No Parque Natural da Serra da Estrela são famosas pela sua beleza as praias fluviais de Loriga, a chamada Suiça portuguesa, do Poço da Broca — neste caso com direito a um belíssimo restaurante nas imediações, o Guarda-Rios — ou do Vale do Rossim, a cerca de 1400 metros de altitude, mas onde não é raro encontrar a temperatura da água a mais de 22 graus.
Na zona de Penela, uma boa sugestão será fazer o percurso recheado de quedas de água que vai da Ribeira da Azenha até à Praia Fluvial da Louçainha. Não faltarão opções para mergulhos, como por exemplo na mítica Cascata da Pedra da Ferida.
Mais a Sul, perto de Arganil, a Praia Fluvial da Ronqueira une as águas límpidas do Rio Alva ao desejo de inclusão: foi recentemente requalificada e tornou-se uma das mais acessíveis do país para pessoas com mobilidade reduzida ou que sofram de insuficiências visuais ou auditivas.

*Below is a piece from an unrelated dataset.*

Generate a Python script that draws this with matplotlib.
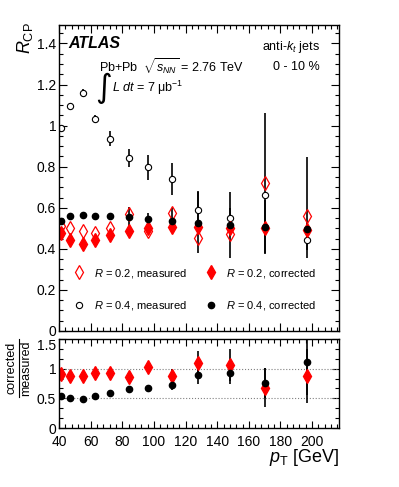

Em Penacova, a Praia do Reconquinho oferece a possibilidade de fazer passeios de canoa pelo Rio Mondego até Coimbra, numa extensão de cerca de 20 quilómetros enquanto se admira a belíssima paisagem. Os adeptos de trail têm aqui uma rede de percursos ao dispor, incluídos no Centro de Trail Carlos Sá, o mais conceituado ultramaratonista português.
Ainda na serra, mas na do Açor, a Praia Fluvial de Foz d’Égua combina águas límpidas com um cenário que parece desenhado à mão, onde sobressaem as pontes, uma de pedra, que resiste desde tempos idos, e outra suspensa, mais moderna. Não menos impressionante é a paisagem da Praia Fluvial da Senhora da Piedade, na serra da Lousã, rodeada de xisto e vegetação, guardada pelo castelo da Lousã, bem lá em cima, mas não muito longe. Por isso, visite o castelo que, segundo a lenda, foi mandado construir pelo emir (chefe árabe) Arunce, para a proteção da sua filha Peralta e dos seus tesouros, após derrotado e expulso de Conimbriga.
Em Vila de Rei, centro geodésico de Portugal, destaque para a Praia Fluvial do Penedo Furado e respetiva cascata, ligadas desde 2019 por um passadiço que facilita a (curta) viagem pedonal entre ambas. Uma visita que vale bem a pena. As águas do Zêzere banham também outras praias que valem a visita, casos da de Dornes, que deve ser complementada por um passeio nesta aldeia encantadora, a do Lago Azul, e respetiva piscina flutuante com águas que, nos dias mais quentes do verão, chegam quase aos 30 graus, e a de Aldeia do Mato, já na albufeira da Barragem de Castelo de Bode, onde também há a possibilidade de fazer percursos de barco.
Já sabe – aproveite o calor e explore o Centro de Portugal, que o vai refrescar com toda a certeza.